All in all, it is a complicated picture. For example, I get the, "are you really and truly a real professor?" question a few times/semester. I am female and non-white. After a few years of collecting data, I noticed a pattern. I get the question from all kinds of students, but I get it from nearly each and every student of my race. One possibility is that my race/ethnicity is relatively more sexist, but I'd like to think it has to do with them being excited to see an example of what they may become (we're underrepresented in academia by about an order of magnitude with respect to the general population). This framing has helped me see the question not as a challenge to my authority or competence, but as something more positive. Well, most of the time...

Anonymous said...

I wrote in a comment incorrectly that a news station reported the lack of women supporters for Geraldine Ferraro when in fact the information was from an article by Maureen Dowd of the NY Times and not from a news station. Just to give proper credit,Ms. Dowd writes in an article about Hilary Clinton entitled "Watch Out, Meryl Streep! She’s a Master Thespian": "When I interviewed scores of women after Ronald Reagan won the women’s vote in ’84, I was stunned at what I heard. Many working-class women said they didn’t vote for Ferraro because they didn’t feel capable of running the country, so how could she?"

Anonymous said...

I just found your blog, and I love it!

I'll cop to assuming the student was male, though the commenters' experiences with women and their fallacy-riddled conclusions are frightening/enlightening.

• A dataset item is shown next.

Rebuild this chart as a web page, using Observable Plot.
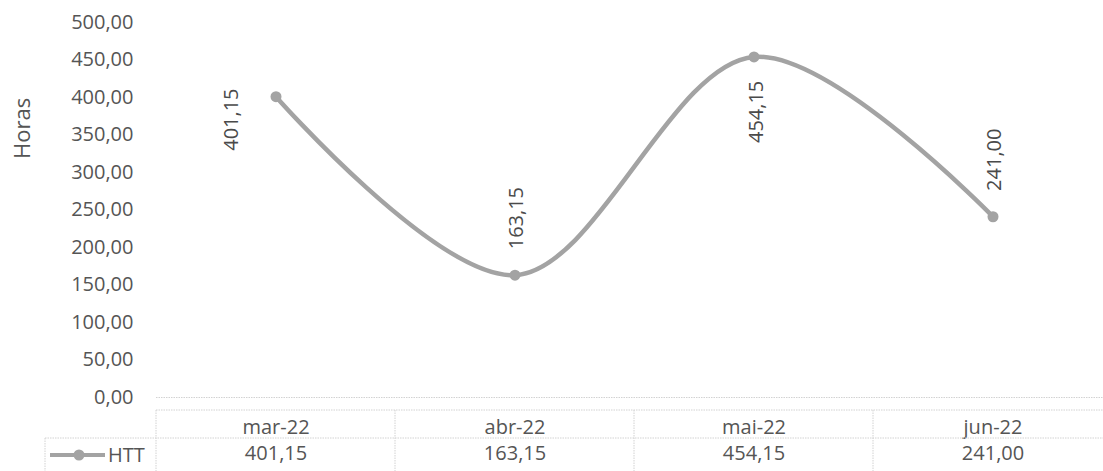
<!DOCTYPE html>
<html>
<head>
<meta charset="utf-8">
<script src="https://cdn.jsdelivr.net/npm/d3@7"></script>
<script src="https://cdn.jsdelivr.net/npm/@observablehq/plot@0.6"></script>
<style>
  html, body { margin: 0; padding: 0; background: #fff; }
  #chart { width: 1103px; height: 471px; overflow: hidden; }
</style>
</head>
<body>
<div id="chart"></div>
<script>
// ---- data ----
const months = ["mar-22", "abr-22", "mai-22", "jun-22"];
const htt = [401.15, 163.15, 454.15, 241.00];
const seriesName = "HTT";
const yAxisTitle = "Horas";
const yTicks = [0, 50, 100, 150, 200, 250, 300, 350, 400, 450, 500];

// label placement per month (style, not data)
const labelPlacement = ["left", "above", "below", "above"];

const data = months.map((m, i) => ({month: m, value: htt[i], place: labelPlacement[i]}));
const fmt = d => d.toFixed(2).replace(".", ",");

const FONT = "'Open Sans', 'Noto Sans', sans-serif";
const TEXT = "#555555";
const LINE = "#a3a3a3";
const GRID = "#d2d2d2";

const W = 1103, H = 471;

function tableMark(index, scales, values, dims) {
  const x = scales.x;
  const bw = x.bandwidth ? x.bandwidth() : (x(months[1]) - x(months[0]));
  const bottom = dims.height - dims.marginBottom; // y of zero line
  const yTop = bottom + 13;
  const yMid = bottom + 41;
  const legLeft = 45;
  const left = x(months[0]);
  const right = x(months[months.length - 1]) + bw;
  const g = d3.create("svg:g")
    .attr("stroke", GRID).attr("stroke-width", 1).attr("stroke-dasharray", "1.5,1");
  g.append("line").attr("x1", left).attr("x2", right).attr("y1", yTop).attr("y2", yTop);
  g.append("line").attr("x1", legLeft).attr("x2", right).attr("y1", yMid).attr("y2", yMid);
  g.append("line").attr("x1", legLeft).attr("x2", legLeft).attr("y1", yMid).attr("y2", dims.height);
  months.forEach(m => {
    g.append("line").attr("x1", x(m)).attr("x2", x(m)).attr("y1", yTop).attr("y2", dims.height);
  });
  g.append("line").attr("x1", right).attr("x2", right).attr("y1", yTop).attr("y2", dims.height);
  // legend key
  const ly = bottom + 58;
  const lg = d3.create("svg:g");
  lg.append("line").attr("x1", 50).attr("x2", 105).attr("y1", ly).attr("y2", ly)
    .attr("stroke", LINE).attr("stroke-width", 4);
  lg.append("circle").attr("cx", 79).attr("cy", ly).attr("r", 5.5).attr("fill", LINE);
  lg.append("text").attr("x", 108).attr("y", ly).attr("dy", "0.35em")
    .attr("text-anchor", "start")
    .attr("font-family", FONT).attr("font-size", 20).attr("fill", TEXT).text(seriesName);
  const wrap = d3.create("svg:g");
  wrap.append(() => g.node());
  wrap.append(() => lg.node());
  return wrap.node();
}

const labelOffsets = {
  left:  {dx: -44, dy: 23},
  above: {dx: 2, dy: -57},
  below: {dx: 3, dy: 55}
};

const labelMarks = Object.entries(labelOffsets).map(([place, off]) =>
  Plot.text(data.filter(d => d.place === place), {
    x: "month", y: "value", text: d => fmt(d.value),
    rotate: -90, dx: off.dx, dy: off.dy,
    fontSize: 20, fill: "#4a4a4a", textAnchor: "middle", lineAnchor: "middle"
  })
);

const chart = Plot.plot({
  width: W,
  height: H,
  marginLeft: 156,
  marginRight: -9,
  marginTop: 22,
  marginBottom: 74,
  style: {fontFamily: FONT, background: "#fff", color: TEXT, overflow: "visible"},
  x: {type: "band", domain: months, padding: 0, axis: null},
  y: {domain: [0, 500], axis: null},
  marks: [
    Plot.ruleY([0], {stroke: GRID, strokeWidth: 1, strokeDasharray: "1.5,1"}),
    Plot.axisY({ticks: yTicks, tickFormat: fmt, tickSize: 0, tickPadding: 23,
      fontSize: 20, fill: TEXT, label: null}),
    Plot.axisX({tickSize: 0, tickPadding: 30, lineAnchor: "middle",
      fontSize: 20, fill: TEXT, label: null}),
    Plot.text([yAxisTitle], {frameAnchor: "left", text: d => d, rotate: -90,
      dx: -134, dy: -51, fontSize: 22, fill: TEXT}),
    Plot.line(data, {x: "month", y: "value", curve: "catmull-rom", stroke: LINE, strokeWidth: 4.5}),
    Plot.dot(data, {x: "month", y: "value", r: 5.5, fill: LINE, stroke: "none"}),
    ...labelMarks,
    Plot.text(data, {x: "month", frameAnchor: "bottom", text: d => fmt(d.value),
      dy: 56, fontSize: 20, fill: TEXT, lineAnchor: "middle"}),
    tableMark
  ]
});

document.getElementById("chart").appendChild(chart);
</script>
</body>
</html>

I've long thought that sexist students should be thrown out of university for creating a hostile work environment for women profs. and the women students alike (not to mention the above average likelihood that a misogynist will rape). From the information you were able to corroborate with other professors, it sounds like it wouldn't be too hard to prove when a student is engaging in harassment motivated by sexism.

I don't know if self-loathing women should get the same treatment since I wasn't aware this problem existed among some of them. Probably they should.